*RECORD SET:*
□ □ □ □ □ □ □

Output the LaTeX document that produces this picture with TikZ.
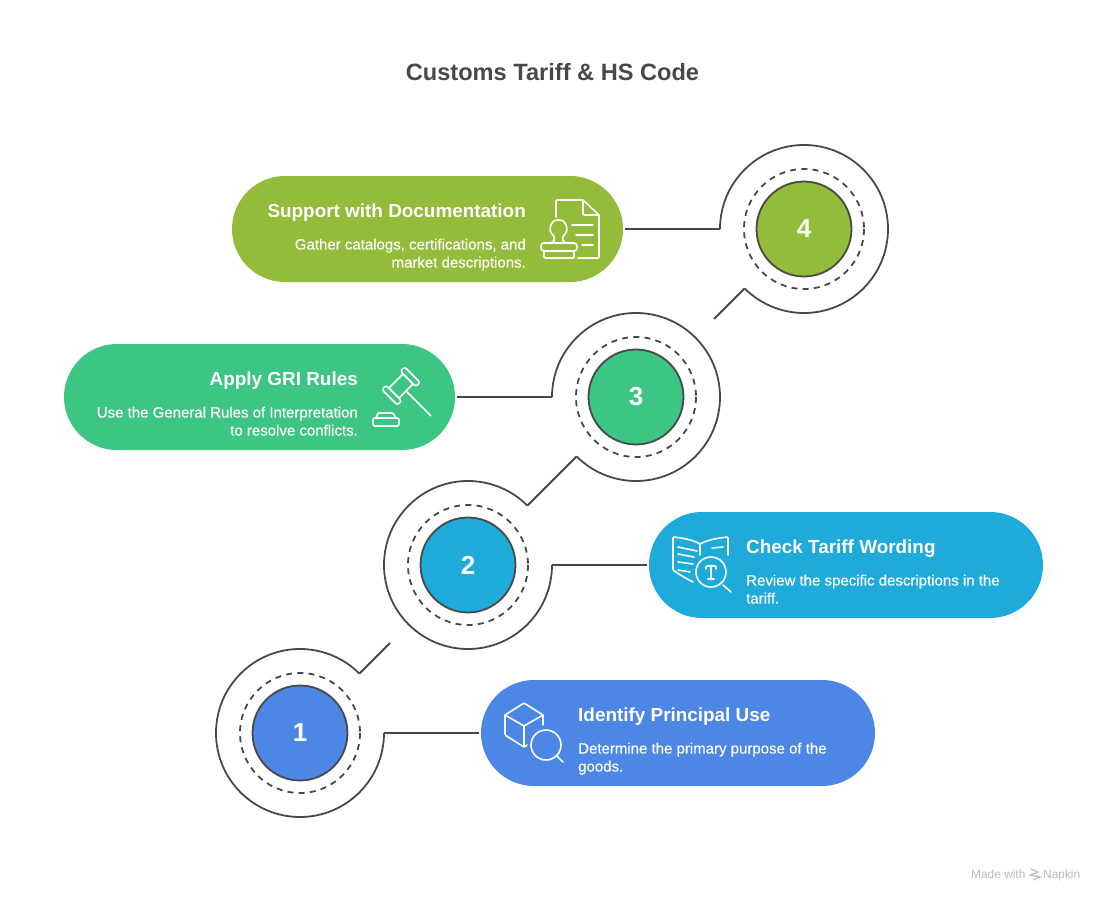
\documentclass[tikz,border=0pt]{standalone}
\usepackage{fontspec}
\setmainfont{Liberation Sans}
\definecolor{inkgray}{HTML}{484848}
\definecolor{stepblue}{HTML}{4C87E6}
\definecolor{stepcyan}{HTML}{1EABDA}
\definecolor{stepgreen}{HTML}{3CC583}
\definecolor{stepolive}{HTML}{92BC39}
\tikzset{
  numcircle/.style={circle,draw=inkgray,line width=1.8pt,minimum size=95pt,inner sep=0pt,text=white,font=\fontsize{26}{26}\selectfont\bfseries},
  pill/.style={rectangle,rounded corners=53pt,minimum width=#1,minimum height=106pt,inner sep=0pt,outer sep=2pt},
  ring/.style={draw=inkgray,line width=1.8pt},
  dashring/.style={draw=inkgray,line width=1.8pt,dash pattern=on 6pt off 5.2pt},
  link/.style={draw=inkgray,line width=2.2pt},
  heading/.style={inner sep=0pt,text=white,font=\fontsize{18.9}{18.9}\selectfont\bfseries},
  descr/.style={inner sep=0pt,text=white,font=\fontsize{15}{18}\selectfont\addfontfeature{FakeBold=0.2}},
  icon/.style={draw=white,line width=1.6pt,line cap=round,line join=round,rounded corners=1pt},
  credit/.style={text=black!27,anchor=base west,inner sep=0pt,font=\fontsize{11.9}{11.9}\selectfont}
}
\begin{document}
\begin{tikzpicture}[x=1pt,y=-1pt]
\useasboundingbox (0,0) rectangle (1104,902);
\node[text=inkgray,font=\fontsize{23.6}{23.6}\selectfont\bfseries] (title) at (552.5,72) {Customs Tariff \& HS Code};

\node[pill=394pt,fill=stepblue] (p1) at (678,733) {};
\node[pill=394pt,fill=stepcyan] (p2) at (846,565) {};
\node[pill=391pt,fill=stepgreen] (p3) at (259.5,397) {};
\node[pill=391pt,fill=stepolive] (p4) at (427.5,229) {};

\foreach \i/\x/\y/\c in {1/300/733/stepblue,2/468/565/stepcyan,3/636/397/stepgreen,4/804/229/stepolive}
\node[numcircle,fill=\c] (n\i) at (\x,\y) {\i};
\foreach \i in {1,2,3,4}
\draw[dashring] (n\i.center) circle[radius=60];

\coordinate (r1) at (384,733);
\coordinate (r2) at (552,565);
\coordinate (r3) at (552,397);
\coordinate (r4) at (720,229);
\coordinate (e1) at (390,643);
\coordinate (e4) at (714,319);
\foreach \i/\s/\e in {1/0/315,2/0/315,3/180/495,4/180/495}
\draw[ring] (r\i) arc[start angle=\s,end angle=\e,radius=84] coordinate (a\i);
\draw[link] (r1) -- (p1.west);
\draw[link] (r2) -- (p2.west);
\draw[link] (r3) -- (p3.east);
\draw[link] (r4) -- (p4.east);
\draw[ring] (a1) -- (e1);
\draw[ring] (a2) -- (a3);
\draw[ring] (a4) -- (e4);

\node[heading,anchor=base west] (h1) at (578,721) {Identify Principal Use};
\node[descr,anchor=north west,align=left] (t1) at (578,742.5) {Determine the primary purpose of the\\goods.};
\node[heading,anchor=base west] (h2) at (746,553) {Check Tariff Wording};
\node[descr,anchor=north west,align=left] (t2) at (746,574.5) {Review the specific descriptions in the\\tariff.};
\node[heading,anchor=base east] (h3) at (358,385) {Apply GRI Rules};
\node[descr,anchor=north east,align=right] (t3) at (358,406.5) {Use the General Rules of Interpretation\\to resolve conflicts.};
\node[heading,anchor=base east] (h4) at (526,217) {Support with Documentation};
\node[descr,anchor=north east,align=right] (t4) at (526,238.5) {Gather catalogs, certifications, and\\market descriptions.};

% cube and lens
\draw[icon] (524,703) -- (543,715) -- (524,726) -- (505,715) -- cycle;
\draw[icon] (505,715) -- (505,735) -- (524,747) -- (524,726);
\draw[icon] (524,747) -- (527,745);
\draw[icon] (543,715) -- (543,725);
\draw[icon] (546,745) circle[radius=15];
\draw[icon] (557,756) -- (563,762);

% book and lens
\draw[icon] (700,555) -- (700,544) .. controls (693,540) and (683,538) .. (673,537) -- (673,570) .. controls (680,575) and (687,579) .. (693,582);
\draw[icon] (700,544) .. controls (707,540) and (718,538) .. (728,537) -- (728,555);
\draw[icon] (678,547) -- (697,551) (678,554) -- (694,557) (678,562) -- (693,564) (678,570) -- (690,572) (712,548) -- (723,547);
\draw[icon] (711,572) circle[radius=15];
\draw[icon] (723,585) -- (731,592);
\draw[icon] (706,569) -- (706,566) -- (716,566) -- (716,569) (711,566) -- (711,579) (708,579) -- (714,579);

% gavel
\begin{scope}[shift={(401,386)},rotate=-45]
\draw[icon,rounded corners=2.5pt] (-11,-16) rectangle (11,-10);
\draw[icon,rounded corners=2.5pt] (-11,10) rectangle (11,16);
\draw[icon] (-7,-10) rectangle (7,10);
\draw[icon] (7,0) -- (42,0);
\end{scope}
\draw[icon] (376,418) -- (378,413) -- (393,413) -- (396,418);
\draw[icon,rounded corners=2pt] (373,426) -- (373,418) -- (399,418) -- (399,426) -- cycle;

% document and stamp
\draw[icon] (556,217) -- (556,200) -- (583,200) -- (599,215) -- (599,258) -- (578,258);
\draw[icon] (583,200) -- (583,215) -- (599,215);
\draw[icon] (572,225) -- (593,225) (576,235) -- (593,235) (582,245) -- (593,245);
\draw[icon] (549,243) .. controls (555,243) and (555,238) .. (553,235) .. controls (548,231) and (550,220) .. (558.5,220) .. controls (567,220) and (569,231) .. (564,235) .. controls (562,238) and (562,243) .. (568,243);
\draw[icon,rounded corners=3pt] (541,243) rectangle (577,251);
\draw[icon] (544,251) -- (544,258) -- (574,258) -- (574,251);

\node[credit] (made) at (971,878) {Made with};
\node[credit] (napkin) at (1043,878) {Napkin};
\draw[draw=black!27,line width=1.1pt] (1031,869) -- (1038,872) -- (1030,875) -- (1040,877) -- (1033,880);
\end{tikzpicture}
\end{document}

□ □ □ □ □ □ □

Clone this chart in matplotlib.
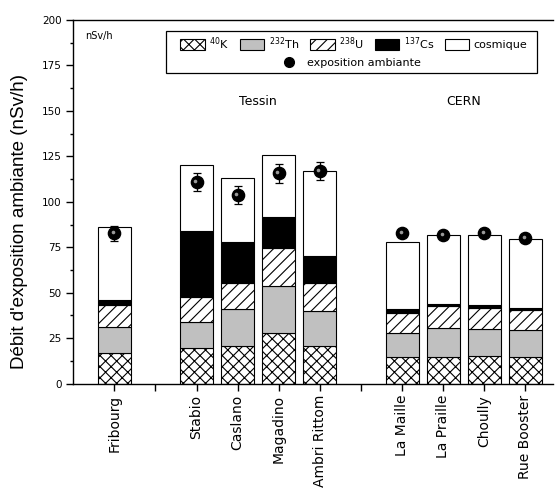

□ □ □ □ □ □ □

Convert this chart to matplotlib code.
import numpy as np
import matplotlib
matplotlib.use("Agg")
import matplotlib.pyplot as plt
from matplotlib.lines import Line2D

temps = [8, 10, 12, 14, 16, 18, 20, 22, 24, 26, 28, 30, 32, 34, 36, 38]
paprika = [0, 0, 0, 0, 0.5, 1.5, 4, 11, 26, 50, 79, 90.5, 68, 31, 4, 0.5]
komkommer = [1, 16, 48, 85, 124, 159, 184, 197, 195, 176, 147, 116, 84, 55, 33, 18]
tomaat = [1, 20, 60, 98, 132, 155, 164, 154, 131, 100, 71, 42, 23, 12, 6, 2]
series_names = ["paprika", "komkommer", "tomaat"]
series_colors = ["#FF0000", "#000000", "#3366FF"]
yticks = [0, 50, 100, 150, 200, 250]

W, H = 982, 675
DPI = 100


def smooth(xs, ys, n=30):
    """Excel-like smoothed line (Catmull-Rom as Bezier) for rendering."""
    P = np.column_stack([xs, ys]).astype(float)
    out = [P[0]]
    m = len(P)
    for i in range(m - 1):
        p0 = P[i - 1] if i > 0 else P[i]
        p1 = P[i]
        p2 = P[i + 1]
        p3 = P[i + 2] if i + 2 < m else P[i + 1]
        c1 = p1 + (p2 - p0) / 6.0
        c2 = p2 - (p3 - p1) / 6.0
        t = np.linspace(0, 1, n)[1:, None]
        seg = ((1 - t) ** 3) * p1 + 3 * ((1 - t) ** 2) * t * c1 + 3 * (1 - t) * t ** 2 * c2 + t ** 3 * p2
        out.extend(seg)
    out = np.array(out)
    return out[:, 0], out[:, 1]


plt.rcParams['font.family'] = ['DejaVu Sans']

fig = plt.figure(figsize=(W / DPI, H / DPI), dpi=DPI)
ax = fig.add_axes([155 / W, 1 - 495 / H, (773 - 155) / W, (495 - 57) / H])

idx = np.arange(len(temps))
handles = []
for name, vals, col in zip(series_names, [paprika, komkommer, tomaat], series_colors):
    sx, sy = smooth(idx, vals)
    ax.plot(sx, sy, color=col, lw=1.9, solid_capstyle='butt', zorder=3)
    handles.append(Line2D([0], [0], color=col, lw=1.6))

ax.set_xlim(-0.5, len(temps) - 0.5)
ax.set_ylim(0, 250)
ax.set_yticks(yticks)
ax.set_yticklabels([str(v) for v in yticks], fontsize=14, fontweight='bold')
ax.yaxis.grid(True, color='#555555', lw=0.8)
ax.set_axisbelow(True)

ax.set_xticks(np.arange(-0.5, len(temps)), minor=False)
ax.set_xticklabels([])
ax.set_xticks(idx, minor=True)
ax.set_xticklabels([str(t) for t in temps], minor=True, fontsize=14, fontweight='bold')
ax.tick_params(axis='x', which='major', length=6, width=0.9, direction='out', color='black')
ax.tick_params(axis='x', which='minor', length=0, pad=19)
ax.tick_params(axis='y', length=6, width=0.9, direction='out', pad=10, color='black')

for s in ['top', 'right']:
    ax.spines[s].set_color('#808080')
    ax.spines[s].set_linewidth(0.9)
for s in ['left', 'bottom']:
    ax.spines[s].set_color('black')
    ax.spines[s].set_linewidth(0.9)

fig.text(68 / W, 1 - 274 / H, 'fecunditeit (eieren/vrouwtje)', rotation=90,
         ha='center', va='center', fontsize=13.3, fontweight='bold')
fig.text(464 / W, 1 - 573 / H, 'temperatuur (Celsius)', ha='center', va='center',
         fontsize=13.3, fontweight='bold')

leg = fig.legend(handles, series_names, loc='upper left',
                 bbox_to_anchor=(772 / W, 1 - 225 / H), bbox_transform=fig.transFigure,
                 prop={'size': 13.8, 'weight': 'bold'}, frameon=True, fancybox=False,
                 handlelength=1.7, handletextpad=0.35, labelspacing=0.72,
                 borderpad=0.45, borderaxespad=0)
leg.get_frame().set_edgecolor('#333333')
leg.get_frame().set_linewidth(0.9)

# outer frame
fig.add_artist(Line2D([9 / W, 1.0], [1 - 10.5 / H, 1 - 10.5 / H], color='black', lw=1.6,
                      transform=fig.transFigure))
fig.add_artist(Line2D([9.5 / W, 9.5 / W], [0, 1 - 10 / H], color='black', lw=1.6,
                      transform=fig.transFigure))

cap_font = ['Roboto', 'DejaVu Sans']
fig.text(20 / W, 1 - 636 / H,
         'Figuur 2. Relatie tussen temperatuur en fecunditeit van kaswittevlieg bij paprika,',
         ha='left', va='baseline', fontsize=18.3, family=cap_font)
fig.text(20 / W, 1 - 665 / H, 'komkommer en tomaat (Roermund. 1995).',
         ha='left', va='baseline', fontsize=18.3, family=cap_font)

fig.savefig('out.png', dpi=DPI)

□ □ □ □ □ □ □

*WRITTEN EXERCISE:* Check each line of the data above for the word "matplotlib" and say how many lines contain it, giving nothing besides the number.

*SOLVED PROBLEM:* 6